Legislation will preserve land and energize agriculture
How do we best preserve open space in our beautiful islands? What are the optimum ways to farm our agricultural lands and make sure there will always be lands to farm? How should we use agricultural lands to develop renewable energy feed stocks and technologies? Where do we draw the line in using open space to build much-needed housing?
Can government and the private sector work productively to address these tough issues together with the right regulation and without government bureaucracy being an undue roadblock?
This 2008 legislative session, the House of Representatives has proposed innovative and progressive action to help answer these questions. We have passed important, sometimes controversial, measures over to the Senate. These proposals are important to our future, and I would like to pull them together briefly for you.
In the area of large land conservation, House Bill 2518 would preserve privately held, special conservation lands forever as open space by providing tax incentives to the landowners who made the commitment. We see this as a fair public trade-off for the sake of the preserving pristine land.

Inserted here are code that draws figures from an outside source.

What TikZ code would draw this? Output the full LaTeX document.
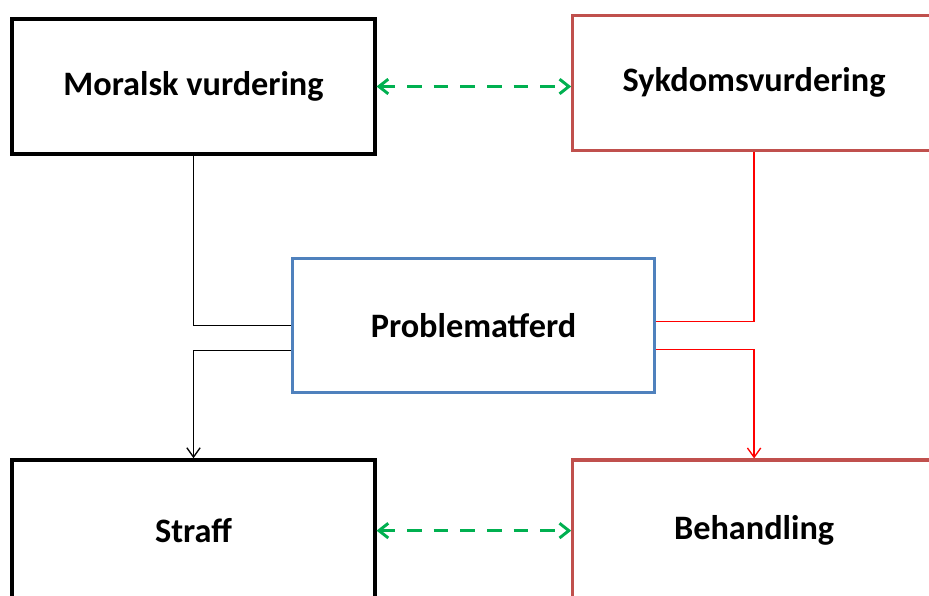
\documentclass[tikz,border=0pt]{standalone}
\usepackage{fontspec}
\setmainfont{Carlito}
\usetikzlibrary{calc, positioning}
\usetikzlibrary{arrows.meta}
\definecolor{sickred}{HTML}{C0504D}
\definecolor{problemblue}{HTML}{4F81BD}
\definecolor{pairgreen}{HTML}{00B050}
\tikzstyle{view-box}=[
rectangle,
draw,
minimum width=272pt,
minimum height=101pt,
font=\bfseries\fontsize{25.7}{30}\selectfont,
]
\tikzstyle{view-moral}=[
view-box,
line width=2.6pt,
draw=black,
]
\tikzstyle{view-sick}=[
view-box,
line width=2.3pt,
draw=sickred,
]
\tikzstyle{view-problem}=[
view-box,
line width=2.4pt,
draw=problemblue,
]
\tikzstyle{link-line}=[
line width=1pt,
]
\tikzstyle{link-arrow}=[
link-line,
-{Straight Barb[length=7pt,width=10pt]},
]
\tikzstyle{link-pair}=[
draw=pairgreen,
line width=2.2pt,
dash pattern=on 11pt off 9pt,
{Straight Barb[length=7pt,width=11pt]}-{Straight Barb[length=7pt,width=11pt]},
]

\begin{document}
\begin{tikzpicture}[x=0.75pt, y=-0.75pt]
        \clip (0,0) rectangle (929,596);

        \node[view-moral] (moral) at (193.5,86.5) {Moralsk vurdering};
        \node[view-sick, right=146pt of moral, yshift=2.8pt] (sick) {Sykdomsvurdering};
        \node[view-problem] (problem) at (473.5,325.5) {Problematferd};
        \node[view-moral, below=227pt of moral, minimum height=106pt] (punish) {Straff};
        \node[view-sick, right=146pt of punish, minimum height=106pt] (treat) {Behandling};

        % left side
        \draw[link-line] (moral.south) |- (problem.west);
        \draw[link-arrow] ($(problem.west)+(0,25)$) -| (punish.north);

        % right side
        \draw[link-line, red] (sick.south) |- ($(problem.east)+(0,-4)$);
        \draw[link-arrow, red] ($(problem.east)+(0,24)$) -| (treat.north);

        \draw[link-pair] (moral.east) -- (moral.east -| sick.west);
        \draw[link-pair] (punish.east) -- (punish.east -| treat.west);
      \end{tikzpicture}
\end{document}
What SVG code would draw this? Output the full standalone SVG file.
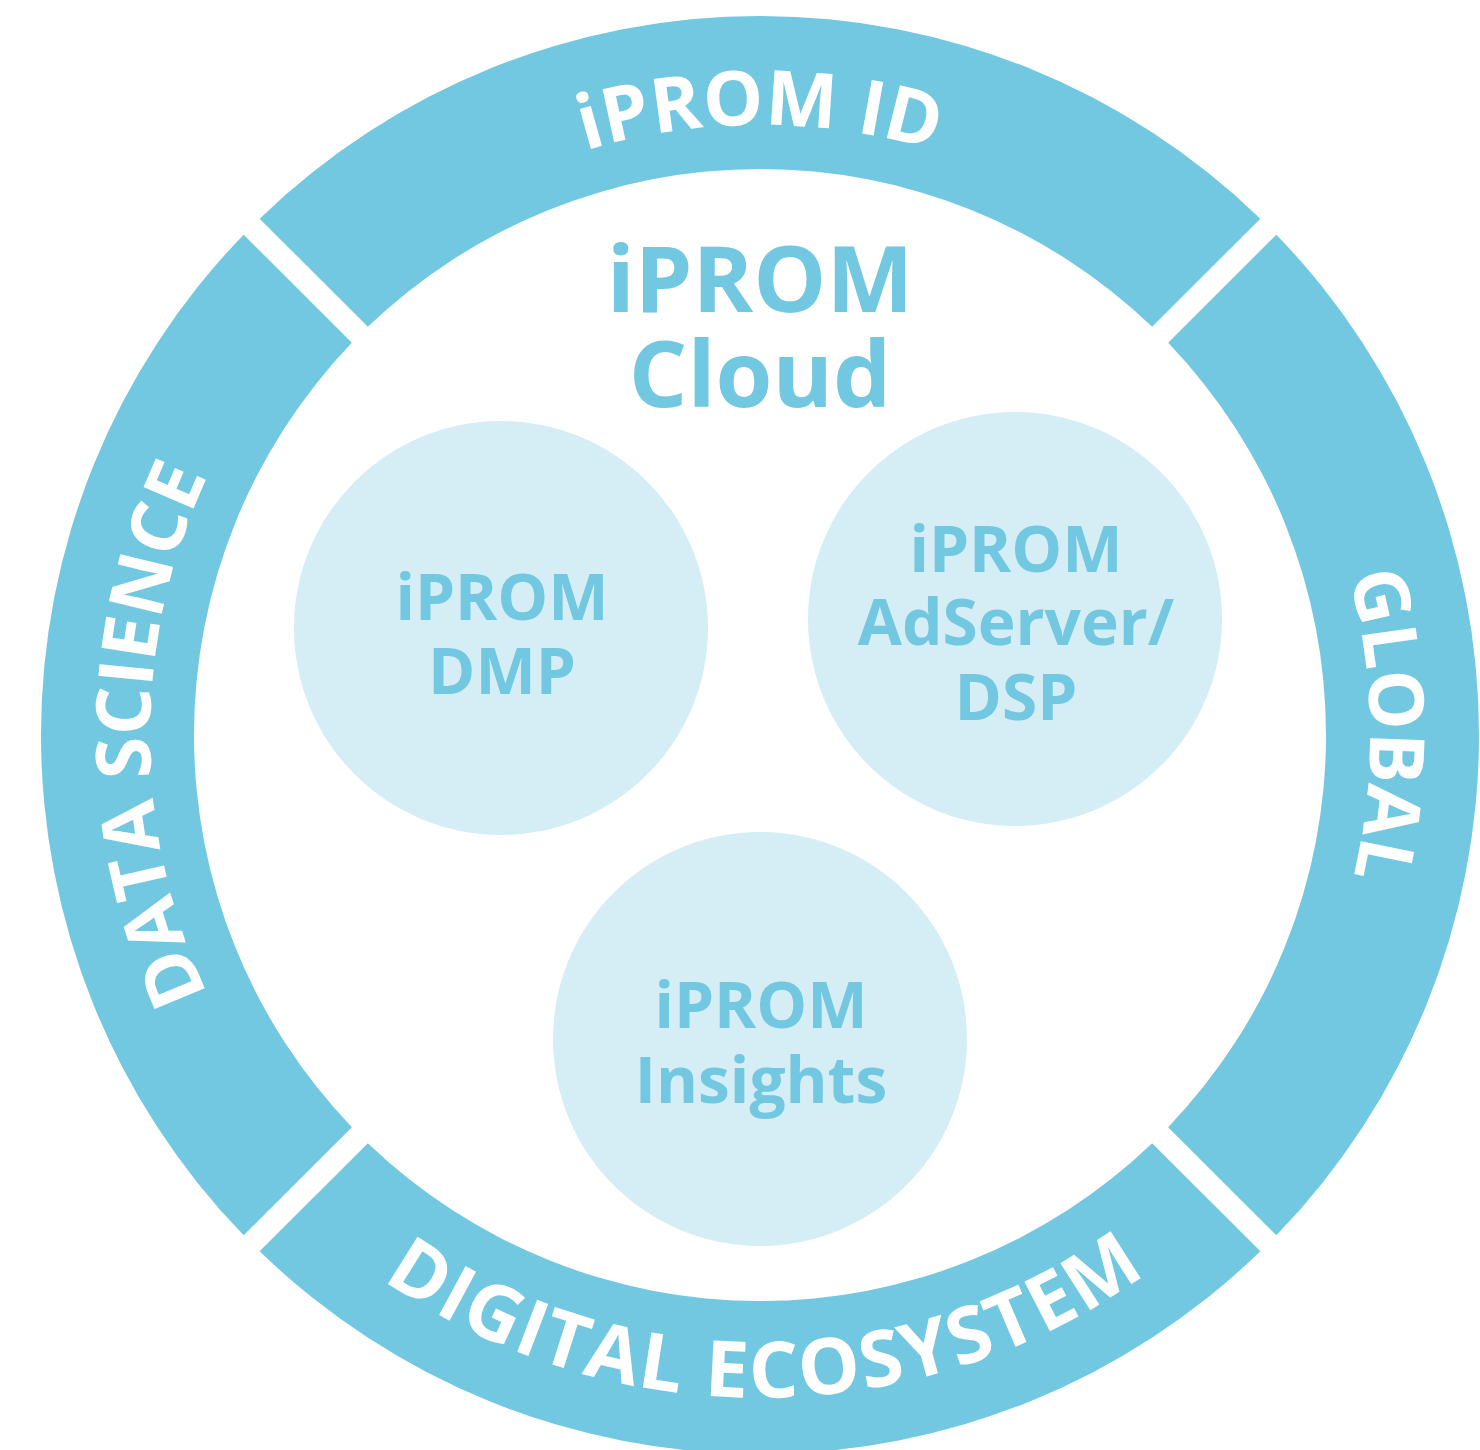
<svg xmlns="http://www.w3.org/2000/svg" width="1480" height="1450" viewBox="0 0 1480 1450">
  <defs>
    <style>
      .ring { fill: #72C8E0; }
      .ringtext { fill: #FFFFFF; font-family: "Open Sans", "Liberation Sans", sans-serif; font-weight: 700; font-size: 76px; }
      .ringtext-bottom { fill: #FFFFFF; font-family: "Open Sans", "Liberation Sans", sans-serif; font-weight: 700; font-size: 78px; letter-spacing: 2px; }
      .bubble { fill: #D5EDF5; }
      .title { fill: #72C8E0; font-family: "Open Sans", "Liberation Sans", sans-serif; font-weight: 700; font-size: 92px; text-anchor: middle; }
      .label { fill: #72C8E0; font-family: "Open Sans", "Liberation Sans", sans-serif; font-weight: 700; font-size: 64px; text-anchor: middle; }
    </style>
    <path id="arcTop" d="M 150,735 A 610 610 0 0 1 1370,735"/>
    <path id="arcRight" d="M 760,125 A 610 610 0 0 1 760,1345"/>
    <path id="arcLeft" d="M 760,1345 A 610 610 0 0 1 760,125"/>
    <path id="arcBottom" d="M 97,735 A 663 663 0 0 0 1423,735"/>
  </defs>
  <rect width="1480" height="1450" fill="#FFFFFF"/>

  <g id="ring-iprom-id">
    <path class="ring" d="M 259.65,218.65 A 719 719 0 0 1 1260.35,218.65 L 1152.14,326.86 A 566 566 0 0 0 367.86,326.86 Z"/>
    <text class="ringtext"><textPath href="#arcTop" startOffset="50%" text-anchor="middle">iPROM ID</textPath></text>
  </g>
  <g id="ring-global">
    <path class="ring" d="M 1276.35,234.65 A 719 719 0 0 1 1276.35,1235.35 L 1168.14,1127.14 A 566 566 0 0 0 1168.14,342.86 Z"/>
    <text class="ringtext"><textPath href="#arcRight" startOffset="49.5%" text-anchor="middle">GLOBAL</textPath></text>
  </g>
  <g id="ring-digital-ecosystem">
    <path class="ring" d="M 1260.35,1251.35 A 719 719 0 0 1 259.65,1251.35 L 367.86,1143.14 A 566 566 0 0 0 1152.14,1143.14 Z"/>
    <text class="ringtext-bottom"><textPath href="#arcBottom" startOffset="50.3%" text-anchor="middle">DIGITAL ECOSYSTEM</textPath></text>
  </g>
  <g id="ring-data-science">
    <path class="ring" d="M 243.65,1235.35 A 719 719 0 0 1 243.65,234.65 L 351.86,342.86 A 566 566 0 0 0 351.86,1127.14 Z"/>
    <text class="ringtext"><textPath href="#arcLeft" startOffset="50%" text-anchor="middle">DATA SCIENCE</textPath></text>
  </g>

  <g id="cloud-title">
    <text class="title" x="760" y="312">iPROM</text>
    <text class="title" x="760" y="407">Cloud</text>
  </g>

  <g id="node-dmp">
    <circle class="bubble" cx="501" cy="628" r="207"/>
    <text class="label" x="502" y="620">iPROM</text>
    <text class="label" x="502" y="694">DMP</text>
  </g>
  <g id="node-adserver">
    <circle class="bubble" cx="1015" cy="619" r="207"/>
    <text class="label" x="1016" y="572">iPROM</text>
    <text class="label" x="1016" y="645">AdServer/</text>
    <text class="label" x="1016" y="720">DSP</text>
  </g>
  <g id="node-insights">
    <circle class="bubble" cx="760" cy="1039" r="207"/>
    <text class="label" x="761" y="1028">iPROM</text>
    <text class="label" x="761" y="1103">Insights</text>
  </g>
</svg>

There is a separate bill, HB 2247, supported by the Nature Conservancy and the Trust for Public Lands, that would permit the state to acquire lands in the South Kona Wilderness area. The passion of Rep. Bob Herkes, it is critical that the lands, especially along the ocean, be saved not only for their breathtaking beauty but their unique traditional and cultural value.
Urban land greenways
Suburban land conservation is also on our agenda. HB 2527 calls on the state to establish a system of greenways and trails that mean so much to an islander's quality of life. Although there are stated concerns about the cost of developing urban greenways and which state department is responsible, this measure becomes a critical planning component as our population centers become denser.
Keeping lands in agriculture
Regarding the designation of Important Agricultural Lands, in 2005 the Legislature took action to set standards to identify and protect such properties -- a task that had languished since being mandated by the 1978 state Constitutional Convention.
The House has passed two related measures this year. They give incentives to private landowners who request the state to permanently designate their lands as IAL. Additionally, there are tax incentives for putting these lands into agricultural production forever.
Yes, there is controversy in trying to find the right mix of incentives. Participating IAL landowners may seek to have the state zone other rural lands that they own for affordable housing. And housing for agricultural workers may be built on IAL lands so that agribusiness can thrive. Some argue those provisions go too far. Perhaps there can be improvements. But this is clearly an instance when we cannot let the perfect be an enemy of the good.
To further develop agriculture, HB 2361 requires the state to identify state-owned lands that should be designated important agricultural lands and transfer jurisdiction of these lands to the State Department of Agriculture. It is critical for us to know what public lands have the most potential for crop production and to begin a comprehensive plan for their use.
Renewable energy on ag lands
There also have been breakthroughs on progressively opening up land for renewable energy. HB 2502 would allow photovoltaic farms on lower-graded "D & E" agricultural lands. The sun is out there and we need to farm it. Now.
And HB 2503 permits the use of lands in agricultural districts for agricultural-energy facilities when the production, storage and distribution of renewable energy are integrated with an agricultural activity. The bill states that not less than 90 percent of the acreage should be devoted to agriculture.
HB 2502 and HB 2503 moves from the goal-setting phase for renewable energy to the goal-achievement phase. And though I recognize arguments against these measures, killing them means going back to the same old, same old of burning fossil fuels and making excuses. More broadly, the House has passed measures for the planning and construction of new, jointly run federal and state biosecurity facilities and for stepped up actions to prevent the influx of invasive species. There has been for too long the attitude that this is something we can do later. Well, this year is the time to act, to protect our open space and the food, flowers and energy feed stock we depend on for our livelihood.
There have been many important pronouncements about island sustainability in recent years. The measures I've just covered recognize the criticality of respecting our land and its potential to sustain us. Taken together, these proposed actions offer a balanced, practical path mindful of the life of the land and the essential needs of our people.
Kirk Caldwell (D, Manoa, Manoa Valley, University) is majority leader of the state House of Representatives.